_Supplied data:_
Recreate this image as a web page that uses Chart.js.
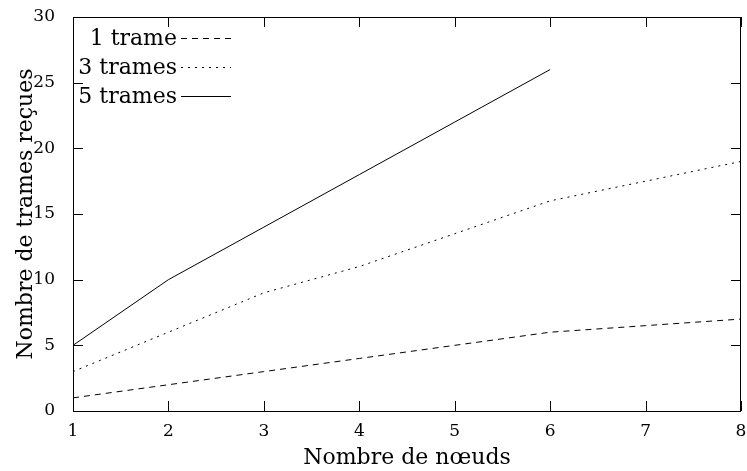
<!DOCTYPE html>
<html>
<head>
<meta charset="utf-8">
<script src="https://cdn.jsdelivr.net/npm/chart.js@4/dist/chart.umd.min.js"></script>
<style>
  html, body { margin: 0; padding: 0; background: #fff; }
</style>
</head>
<body>
<canvas id="chart" width="747" height="471"></canvas>
<script>
const nodes = [1, 2, 3, 4, 5, 6, 7, 8];
const oneFrame = [1, 2, 3, 4, 5, 6, 6.5, 7];
const threeFrames = [3, 6, 9, 11, 13.5, 16, 17.5, 19];
const fiveFrames = [5, 10, 14, 18, 22, 26];
const yTicks = [0, 5, 10, 15, 20, 25, 30];

const serif = "'DejaVu Serif', 'Liberation Serif', serif";

const toPoints = (vals) => vals.map((v, i) => ({ x: nodes[i], y: v }));

// gnuplot-like frame: border on all sides with inward ticks
const framePlugin = {
    id: 'frame',
    afterDraw(chart) {
        const { ctx, chartArea: a, scales } = chart;
        ctx.save();
        ctx.strokeStyle = '#000';
        ctx.lineWidth = 1;
        ctx.setLineDash([]);
        ctx.strokeRect(a.left + 0.5, a.top + 0.5, a.right - a.left - 1, a.bottom - a.top);
        ctx.beginPath();
        nodes.forEach(n => {
            const px = Math.round(scales.x.getPixelForValue(n)) + 0.5;
            ctx.moveTo(px, a.bottom); ctx.lineTo(px, a.bottom - 10);
            ctx.moveTo(px, a.top); ctx.lineTo(px, a.top + 10);
        });
        yTicks.forEach(t => {
            const py = Math.round(scales.y.getPixelForValue(t)) + 0.5;
            ctx.moveTo(a.left, py); ctx.lineTo(a.left + 10, py);
            ctx.moveTo(a.right, py); ctx.lineTo(a.right - 10, py);
        });
        ctx.stroke();
        ctx.restore();
    }
};

// legend in the top-left: label right-aligned, then a sample of the line
const keyPlugin = {
    id: 'key',
    afterDraw(chart) {
        const { ctx, chartArea: a } = chart;
        ctx.save();
        ctx.font = '22px ' + serif;
        ctx.textAlign = 'right';
        ctx.textBaseline = 'middle';
        chart.data.datasets.forEach((ds, i) => {
            const y = a.top + 21 + i * 29;
            ctx.fillStyle = '#000';
            ctx.fillText(ds.label, a.left + 104, y + 1);
            ctx.beginPath();
            ctx.setLineDash(ds.borderDash || []);
            ctx.strokeStyle = ds.borderColor;
            ctx.lineWidth = ds.borderWidth;
            ctx.moveTo(a.left + 108, y + 0.5);
            ctx.lineTo(a.left + 158, y + 0.5);
            ctx.stroke();
        });
        ctx.restore();
    }
};

const ctx = document.getElementById('chart').getContext('2d');
new Chart(ctx, {
    type: 'line',
    data: {
        datasets: [
            { label: '1 trame', data: toPoints(oneFrame), borderColor: '#000', borderWidth: 1, borderDash: [6, 5] },
            { label: '3 trames', data: toPoints(threeFrames), borderColor: '#000', borderWidth: 1, borderDash: [2, 5] },
            { label: '5 trames', data: toPoints(fiveFrames), borderColor: '#000', borderWidth: 1 }
        ]
    },
    options: {
        responsive: false,
        animation: false,
        elements: { point: { radius: 0 }, line: { tension: 0 } },
        layout: { padding: { top: 17, right: 6, left: 0, bottom: 0 } },
        plugins: { legend: { display: false }, tooltip: { enabled: false } },
        scales: {
            x: {
                type: 'linear',
                min: 1,
                max: 8,
                afterFit: s => { s.height = 60; s.paddingLeft = 0; s.paddingRight = 0; },
                afterBuildTicks: s => { s.ticks = nodes.map(v => ({ value: v })); },
                grid: { display: false },
                border: { display: false },
                ticks: { color: '#000', font: { family: serif, size: 17 }, padding: 2, maxRotation: 0 },
                title: { display: true, text: 'Nombre de nœuds', color: '#000', font: { family: serif, size: 22 }, padding: { top: 0, bottom: 0 } }
            },
            y: {
                type: 'linear',
                min: 0,
                max: 30,
                afterFit: s => { s.width = 73; s.paddingTop = 0; s.paddingBottom = 0; },
                afterBuildTicks: s => { s.ticks = yTicks.map(v => ({ value: v })); },
                grid: { display: false },
                border: { display: false },
                ticks: { color: '#000', font: { family: serif, size: 17 }, padding: 10 },
                title: { display: true, text: 'Nombre de trames reçues', color: '#000', font: { family: serif, size: 22 }, padding: { top: 13, bottom: 0 } }
            }
        }
    },
    plugins: [framePlugin, keyPlugin]
});
</script>
</body>
</html>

_Task details:_
Give back the whole listing as it stands, minus its pictures.

_Task output:_
Recreate this image as a web page that uses Chart.js.
<!DOCTYPE html>
<html>
<head>
<meta charset="utf-8">
<script src="https://cdn.jsdelivr.net/npm/chart.js@4/dist/chart.umd.min.js"></script>
<style>
  html, body { margin: 0; padding: 0; background: #fff; }
</style>
</head>
<body>
<canvas id="chart" width="747" height="471"></canvas>
<script>
const nodes = [1, 2, 3, 4, 5, 6, 7, 8];
const oneFrame = [1, 2, 3, 4, 5, 6, 6.5, 7];
const threeFrames = [3, 6, 9, 11, 13.5, 16, 17.5, 19];
const fiveFrames = [5, 10, 14, 18, 22, 26];
const yTicks = [0, 5, 10, 15, 20, 25, 30];

const serif = "'DejaVu Serif', 'Liberation Serif', serif";

const toPoints = (vals) => vals.map((v, i) => ({ x: nodes[i], y: v }));

// gnuplot-like frame: border on all sides with inward ticks
const framePlugin = {
    id: 'frame',
    afterDraw(chart) {
        const { ctx, chartArea: a, scales } = chart;
        ctx.save();
        ctx.strokeStyle = '#000';
        ctx.lineWidth = 1;
        ctx.setLineDash([]);
        ctx.strokeRect(a.left + 0.5, a.top + 0.5, a.right - a.left - 1, a.bottom - a.top);
        ctx.beginPath();
        nodes.forEach(n => {
            const px = Math.round(scales.x.getPixelForValue(n)) + 0.5;
            ctx.moveTo(px, a.bottom); ctx.lineTo(px, a.bottom - 10);
            ctx.moveTo(px, a.top); ctx.lineTo(px, a.top + 10);
        });
        yTicks.forEach(t => {
            const py = Math.round(scales.y.getPixelForValue(t)) + 0.5;
            ctx.moveTo(a.left, py); ctx.lineTo(a.left + 10, py);
            ctx.moveTo(a.right, py); ctx.lineTo(a.right - 10, py);
        });
        ctx.stroke();
        ctx.restore();
    }
};

// legend in the top-left: label right-aligned, then a sample of the line
const keyPlugin = {
    id: 'key',
    afterDraw(chart) {
        const { ctx, chartArea: a } = chart;
        ctx.save();
        ctx.font = '22px ' + serif;
        ctx.textAlign = 'right';
        ctx.textBaseline = 'middle';
        chart.data.datasets.forEach((ds, i) => {
            const y = a.top + 21 + i * 29;
            ctx.fillStyle = '#000';
            ctx.fillText(ds.label, a.left + 104, y + 1);
            ctx.beginPath();
            ctx.setLineDash(ds.borderDash || []);
            ctx.strokeStyle = ds.borderColor;
            ctx.lineWidth = ds.borderWidth;
            ctx.moveTo(a.left + 108, y + 0.5);
            ctx.lineTo(a.left + 158, y + 0.5);
            ctx.stroke();
        });
        ctx.restore();
    }
};

const ctx = document.getElementById('chart').getContext('2d');
new Chart(ctx, {
    type: 'line',
    data: {
        datasets: [
            { label: '1 trame', data: toPoints(oneFrame), borderColor: '#000', borderWidth: 1, borderDash: [6, 5] },
            { label: '3 trames', data: toPoints(threeFrames), borderColor: '#000', borderWidth: 1, borderDash: [2, 5] },
            { label: '5 trames', data: toPoints(fiveFrames), borderColor: '#000', borderWidth: 1 }
        ]
    },
    options: {
        responsive: false,
        animation: false,
        elements: { point: { radius: 0 }, line: { tension: 0 } },
        layout: { padding: { top: 17, right: 6, left: 0, bottom: 0 } },
        plugins: { legend: { display: false }, tooltip: { enabled: false } },
        scales: {
            x: {
                type: 'linear',
                min: 1,
                max: 8,
                afterFit: s => { s.height = 60; s.paddingLeft = 0; s.paddingRight = 0; },
                afterBuildTicks: s => { s.ticks = nodes.map(v => ({ value: v })); },
                grid: { display: false },
                border: { display: false },
                ticks: { color: '#000', font: { family: serif, size: 17 }, padding: 2, maxRotation: 0 },
                title: { display: true, text: 'Nombre de nœuds', color: '#000', font: { family: serif, size: 22 }, padding: { top: 0, bottom: 0 } }
            },
            y: {
                type: 'linear',
                min: 0,
                max: 30,
                afterFit: s => { s.width = 73; s.paddingTop = 0; s.paddingBottom = 0; },
                afterBuildTicks: s => { s.ticks = yTicks.map(v => ({ value: v })); },
                grid: { display: false },
                border: { display: false },
                ticks: { color: '#000', font: { family: serif, size: 17 }, padding: 10 },
                title: { display: true, text: 'Nombre de trames reçues', color: '#000', font: { family: serif, size: 22 }, padding: { top: 13, bottom: 0 } }
            }
        }
    },
    plugins: [framePlugin, keyPlugin]
});
</script>
</body>
</html>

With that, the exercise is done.